Oh well, I'm going to go wake my sleeping baby. Don't want that nap to be too long...

Until next time...

Wednesday, May 27, 2009

Hakuna Matata

Jackson had his one-month (or six- month, depending on how you look at it) pediatrician visit today. To say he is doing good just might be the greatest understatement of the year. He has gained nearly four pounds in one month. That’s the difference a high-protein diet makes.

As noted in an earlier post, Jackson has gone from looking like a frail infant to a healthy, robust baby. The gain in strength alone is amazing to me. When I look at his girth I find it hard to believe this is the same baby we met April 13th in Africa. His weight has gone from the less than five percentile to the 25th percentile on the (American) chart for a normal male infant. And his height is right in the normal range. This is amazing!

Additionally, I really feel as if we’ve turned a corner this week in attachment and bonding. I really feel as if Jackson has finally learned he can truly trust us to be there from moment to moment to care for him. For the first four weeks of our lives together I felt as if he was holding back somewhat. He was very quick to cry at every turn but now sheds very few tears during the course of the day. He is such a joy to be around. He makes me laugh and laugh—all-day-long. I just love being around him. He makes life make sense.

Hakuna matata, friends. Hakuna matata…

Thursday, May 21, 2009

Happy Six-Month Birthday, Jackson!

Today is Jackson’s six-month birthday. It’s almost hard for me to imagine because he was only seven weeks old when we received our referral. It’s hard to believe three months have passed since that day. I remember the telephone call as if it were yesterday.

Jackson has changed so much since meeting him five weeks ago. When we met him he was a tiny, fragile, dazed little sprite. Now he is robust with a big roly-poly belly and chubby legs. He is amazingly strong in my opinion. He is learning to sit up on his own and loves to stand erect on his own two legs. I yell, “Hurray!” and he just laughs and laughs. When we met him he was incapable of grasping anything but one of our fingers. Now he grabs anything within reach. One thing he definitely does not like, however, is “tummy time”. He hates to be on his belly and I can’t blame him. He has virtually no strength if you place him face-down. But he does just fine if we’re reclining and he is laying face-down on our chest. He has plenty of arm strength to lift himself up and backward, looking all around.
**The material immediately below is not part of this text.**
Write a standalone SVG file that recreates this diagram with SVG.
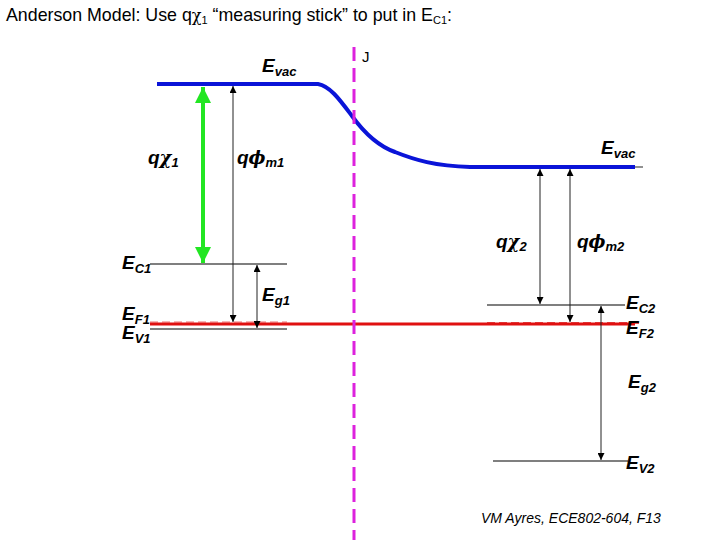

Another thing I must comment on is the attention Jackson garners when we’re out in public. I’m going to have to add thirty minutes to my anticipated shopping excursions because everyone stops us to talk to him and comment on how big his eyes are and how beautiful he (she—which is what people actually call him) is. And it’s true. He is all of those things: charming and beautiful with these huge, lovely eyes that absorb every detail of every possible thing in his line of vision. Sometimes in our quiet moments I get lost for long periods of time just watching him observe the world around him. He has a look of utter surprise as his head turns 180 degrees right to left and 90 degrees straight up to the ceiling. I would LOVE to possess that innocence and be that fascinated by the world around me. What a beautiful space to be in.

Greg and I still cannot believe he is here—in our home, in our lives, in our arms, in our hearts. The process of adoption is fraught with so many ups and down and unforeseen obstacles and delays that it sometimes seemed like we would never have a baby. But he is here. And he is ours. And he is lovely. And his name is Jackson and he is six months old today.

Happy birthday, my beautiful son, and here’s to many, many happy returns. I love you.

A babe in the house is a well-spring of pleasure, a messenger of peace and love, a resting place for innocence on earth, a link between angels and men.